We can also do the same thing using vector notation – the results will be exactly the same:

# Method 2: Vector notation
age.parrots.ctest <- cor.test(x = pirates$age,
                             y = pirates$parrots)

# Print result
age.parrots.ctest
## 
##  Pearson's product-moment correlation
## 
## data:  pirates$age and pirates$parrots
## t = 6, df = 998, p-value = 1e-09
## alternative hypothesis: true correlation is not equal to 0
## 95 percent confidence interval:
##  0.13 0.25
## sample estimates:
##  cor 
## 0.19

Looks like we have a positive correlation of 0.19 and a very small p-value. To see what information we can extract for this test, let’s run the command names() on the test object:

names(age.parrots.ctest)
## [1] "statistic"   "parameter"   "p.value"     "estimate"    "null.value"  "alternative" "method"      "data.name"   "conf.int"

Looks like we’ve got a lot of information in this test object. As an example, let’s look at the confidence interval for the population correlation coefficient:

#  95% confidence interval of the correlation
#   coefficient
age.parrots.ctest$conf.int
## [1] 0.13 0.25
## attr(,"conf.level")
## [1] 0.95

Just like the t.test() function, we can use the subset argument in the cor.test() function to conduct a test on a subset of the entire dataframe.
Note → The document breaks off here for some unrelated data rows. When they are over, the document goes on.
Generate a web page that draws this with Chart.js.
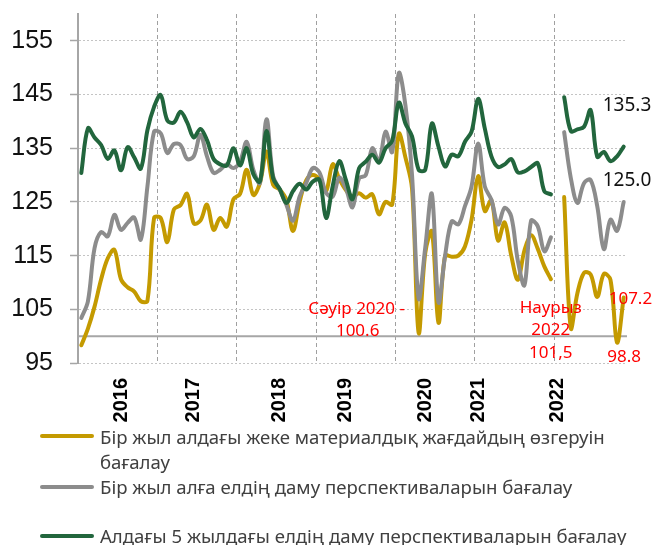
<!DOCTYPE html>
<html>
<head>
<meta charset="utf-8">
<script src="https://cdn.jsdelivr.net/npm/chart.js@4.4.1/dist/chart.umd.min.js"></script>
<style>
  body { margin: 0; background: #fff; }
  #wrap { position: relative; width: 652px; height: 545px; overflow: hidden; }
  #wrap canvas { position: absolute; left: 0; top: 0; }
  .lg-line { position: absolute; left: 40px; width: 54px; height: 4px; border-radius: 2px; }
  .lg-text { position: absolute; left: 100px; font-family: "Noto Sans", sans-serif; font-size: 18.6px; color: #404040; line-height: 25px; white-space: nowrap; }
</style>
</head>
<body>
<div id="wrap">
  <canvas id="chart" width="652" height="545"></canvas>
  <div class="lg-line" style="top: 434px; background: #C49A00;"></div>
  <div class="lg-text" style="top: 424px;">Бір жыл алдағы жеке материалдық жағдайдың өзгеруін<br>бағалау</div>
  <div class="lg-line" style="top: 485px; background: #8C8C8C;"></div>
  <div class="lg-text" style="top: 474px;">Бір жыл алға елдің даму перспективаларын бағалау</div>
  <div class="lg-line" style="top: 534px; background: #22663D;"></div>
  <div class="lg-text" style="top: 523px;">Алдағы 5 жылдағы елдің даму перспективаларын бағалау</div>
</div>
<script>
// months Jan 2016 .. Nov 2022 (Jan 2022 has no data)
const months = [
  '2016-01','2016-02','2016-03','2016-04','2016-05','2016-06','2016-07','2016-08','2016-09','2016-10','2016-11','2016-12',
  '2017-01','2017-02','2017-03','2017-04','2017-05','2017-06','2017-07','2017-08','2017-09','2017-10','2017-11','2017-12',
  '2018-01','2018-02','2018-03','2018-04','2018-05','2018-06','2018-07','2018-08','2018-09','2018-10','2018-11','2018-12',
  '2019-01','2019-02','2019-03','2019-04','2019-05','2019-06','2019-07','2019-08','2019-09','2019-10','2019-11','2019-12',
  '2020-01','2020-02','2020-03','2020-04','2020-05','2020-06','2020-07','2020-08','2020-09','2020-10','2020-11','2020-12',
  '2021-01','2021-02','2021-03','2021-04','2021-05','2021-06','2021-07','2021-08','2021-09','2021-10','2021-11','2021-12',
  '2022-01','2022-02','2022-03','2022-04','2022-05','2022-06','2022-07','2022-08','2022-09','2022-10','2022-11'
];

// where the year labels sit on the axis
const yearTicks = {
  '2016-07': '2016', '2017-06': '2017', '2018-07': '2018', '2019-05': '2019',
  '2020-05': '2020', '2021-01': '2021', '2022-01': '2022'
};

const yTicks = [95, 105, 115, 125, 135, 145, 155];

// Бір жыл алдағы жеке материалдық жағдайдың өзгеруін бағалау
const personal = [
  98.3, 101.4, 105.5, 110.6, 114.5, 116.1, 110.6, 109.1, 108.3, 106.5, 106.6, 122.0,
  122.0, 117.5, 123.6, 124.4, 126.5, 121.0, 121.5, 124.5, 119.8, 122.0, 120.4, 125.5,
  126.5, 131.0, 126.3, 128.5, 134.4, 128.2, 127.3, 125.4, 119.6, 125.0, 129.0, 130.0,
  129.2, 127.0, 132.0, 129.3, 127.2, 126.0, 126.6, 125.8, 126.4, 122.7, 125.0, 124.5,
  137.7, 133.3, 127.5, 100.6, 115.5, 119.5, 102.5, 115.0, 114.8, 115.0, 116.7, 121.7,
  129.8, 123.3, 125.3, 117.8, 121.2, 115.0, 110.5, 116.0, 118.8, 116.3, 113.0, 110.6,
  null, 125.9, 101.5, 108.0, 111.8, 111.5, 107.3, 111.6, 110.5, 98.8, 107.2
];

// Бір жыл алға елдің даму перспективаларын бағалау
const country1y = [
  103.4, 106.5, 116.4, 119.4, 118.6, 122.6, 119.8, 121.1, 122.1, 118.0, 127.9, 138.1,
  137.8, 134.1, 135.8, 135.6, 133.0, 133.5, 137.5, 133.5, 130.4, 131.0, 132.0, 131.3,
  132.5, 136.2, 131.0, 128.5, 140.4, 129.8, 127.3, 124.5, 121.5, 126.0, 128.5, 131.3,
  130.5, 126.7, 126.0, 129.5, 127.5, 124.0, 129.4, 130.0, 135.0, 132.5, 138.1, 134.3,
  149.0, 143.0, 130.0, 107.0, 116.5, 126.5, 106.3, 115.0, 121.4, 120.8, 124.2, 127.9,
  135.9, 127.9, 125.4, 120.8, 123.9, 122.3, 114.0, 109.5, 121.5, 120.5, 115.8, 118.4,
  null, 138.0, 129.5, 124.8, 128.5, 129.1, 124.2, 116.2, 121.7, 119.6, 125.0
];

// Алдағы 5 жылдағы елдің даму перспективаларын бағалау
const country5y = [
  130.4, 138.7, 137.0, 135.6, 133.0, 134.6, 130.9, 135.2, 133.3, 131.2, 138.4, 142.7,
  144.9, 140.2, 139.8, 141.8, 139.8, 137.0, 138.6, 136.5, 133.0, 132.0, 131.8, 135.0,
  131.8, 135.0, 130.2, 128.8, 138.2, 129.4, 127.4, 124.8, 127.0, 128.4, 127.3, 128.8,
  129.1, 122.0, 127.9, 132.6, 129.1, 125.5, 131.3, 132.5, 133.8, 132.3, 135.0, 136.4,
  143.5, 139.6, 137.2, 131.0, 131.0, 139.6, 135.3, 131.6, 133.8, 133.5, 136.2, 138.1,
  144.2, 138.7, 133.5, 131.5, 132.0, 133.0, 130.5, 130.7, 131.5, 132.2, 127.0, 126.4,
  null, 144.5, 138.2, 138.5, 139.0, 142.1, 133.4, 134.3, 132.6, 133.5, 135.3
];

const GOLD = '#C49A00';
const GREY = '#8C8C8C';
const GREEN = '#22663D';

// axis line at 100 + the value call-outs
const extras = {
  id: 'extras',
  beforeDatasetsDraw(chart) {
    const { ctx, chartArea, scales: { y } } = chart;
    const py = y.getPixelForValue(100);
    ctx.save();
    ctx.strokeStyle = '#A6A6A6';
    ctx.lineWidth = 2;
    ctx.beginPath();
    ctx.moveTo(chartArea.left, py);
    ctx.lineTo(chartArea.right, py);
    ctx.stroke();
    ctx.restore();
  },
  afterDatasetsDraw(chart) {
    const { ctx, scales: { x, y } } = chart;
    const pt = (i, arr) => [x.getPixelForValue(i), y.getPixelForValue(arr[i])];
    const last = months.length - 1;
    ctx.save();
    ctx.textBaseline = 'middle';

    ctx.font = '19px "Noto Sans"';
    ctx.fillStyle = '#111';
    ctx.textAlign = 'left';
    let [px, py] = pt(last, country5y);
    ctx.fillText('135.3', px - 21, py - 41);
    [px, py] = pt(last, country1y);
    ctx.fillText('125.0', px - 21, py - 21);

    ctx.font = '17px "Noto Sans"';
    ctx.fillStyle = '#FF0000';
    [px, py] = pt(last, personal);
    ctx.fillText('107.2', px - 15, py + 2);

    ctx.textAlign = 'center';
    [px, py] = pt(last - 1, personal);
    ctx.fillText('98.8', px + 7, py + 15);

    [px, py] = pt(months.indexOf('2020-04'), personal);
    ctx.fillText('Сәуір 2020 -', px - 62, py - 24);
    ctx.fillText('100.6', px - 61, py - 2);

    [px, py] = pt(months.indexOf('2022-03'), personal);
    ctx.fillText('Наурыз', px - 20, py - 20);
    ctx.fillText('2022', px - 20, py + 2);
    ctx.fillText('101,5', px - 20, py + 25);
    ctx.restore();
  }
};

const line = (label, data, color, order) => ({
  label, data, order,
  borderColor: color,
  backgroundColor: color,
  borderWidth: 4,
  borderCapStyle: 'round',
  borderJoinStyle: 'round',
  tension: 0.35,
  pointRadius: 0,
  spanGaps: false
});

new Chart(document.getElementById('chart'), {
  type: 'line',
  data: {
    labels: months,
    datasets: [
      line('Бір жыл алдағы жеке материалдық жағдайдың өзгеруін бағалау', personal, GOLD, 3),
      line('Бір жыл алға елдің даму перспективаларын бағалау', country1y, GREY, 2),
      line('Алдағы 5 жылдағы елдің даму перспективаларын бағалау', country5y, GREEN, 1)
    ]
  },
  options: {
    responsive: false,
    animation: false,
    layout: { padding: { left: 0, right: 25, top: 14, bottom: 102 } },
    plugins: {
      legend: { display: false },
      tooltip: { enabled: false }
    },
    scales: {
      x: {
        type: 'category',
        offset: true,
        afterFit: (s) => { s.height = 80; s.paddingLeft = 0; s.paddingRight = 0; },
        grid: {
          offset: true,
          drawTicks: false,
          lineWidth: 1,
          color: (c) => (c.index > 0 && c.index % 12 === 0) ? '#A0A0A0' : 'rgba(0,0,0,0)'
        },
        border: { display: false, dash: [4, 3] },
        ticks: {
          autoSkip: false,
          minRotation: 90,
          maxRotation: 90,
          padding: 15,
          color: '#000',
          font: { family: '"Liberation Sans", Arial, sans-serif', size: 20, weight: 'bold' },
          callback: (v, i) => yearTicks[months[i]] || ''
        }
      },
      y: {
        min: 95,
        max: 160,
        afterFit: (s) => { s.width = 78; s.paddingTop = 0; s.paddingBottom = 0; },
        afterBuildTicks: (s) => { s.ticks = yTicks.map(v => ({ value: v })); },
        grid: {
          color: '#C4C4C4',
          lineWidth: 1,
          tickLength: 8,
          tickColor: '#A6A6A6',
          tickWidth: 1.5
        },
        border: { display: true, color: '#A6A6A6', width: 2, dash: [2, 2] },
        ticks: {
          padding: 17,
          color: '#111',
          font: { family: '"Liberation Sans", Arial, sans-serif', size: 25 }
        }
      }
    }
  },
  plugins: [extras]
});
</script>
</body>
</html>
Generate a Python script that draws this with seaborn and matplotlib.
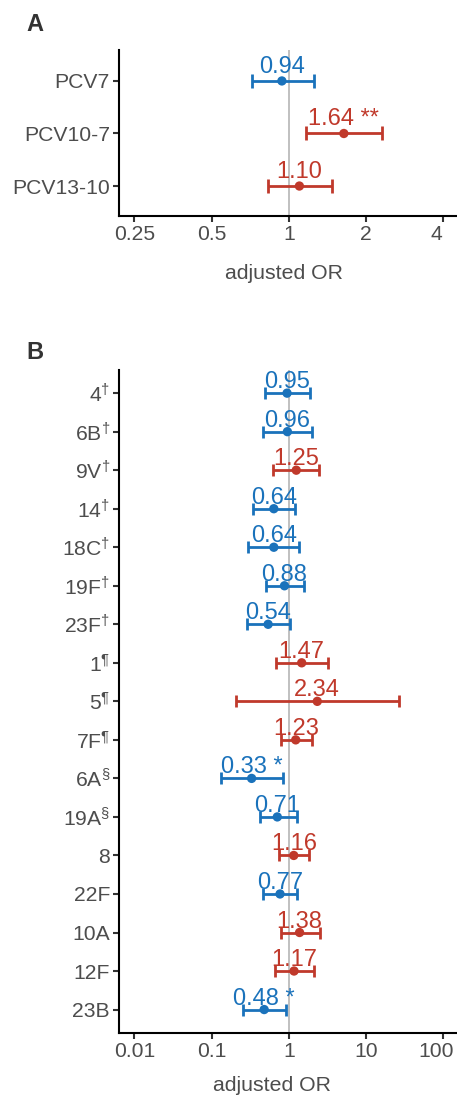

For example, to run the same correlation test between a pirate’s age and the number of parrot’s she’s owned, but only for female pirates, I can add the subset = sex == "female" argument:

# Is there a correlation between age and 
#  number parrots ONLY for female pirates?

cor.test(formula = ~ age + parrots,
         data = pirates,
         subset = sex == "female")
## 
##  Pearson's product-moment correlation
## 
## data:  age and parrots
## t = 5, df = 462, p-value = 4e-06
## alternative hypothesis: true correlation is not equal to 0
## 95 percent confidence interval:
##  0.12 0.30
## sample estimates:
##  cor 
## 0.21

The results look pretty much identical. In other words, the strength of the relationship between a pirate’s age and the number of parrot’s they’ve owned is pretty much the same for female pirates and pirates in general.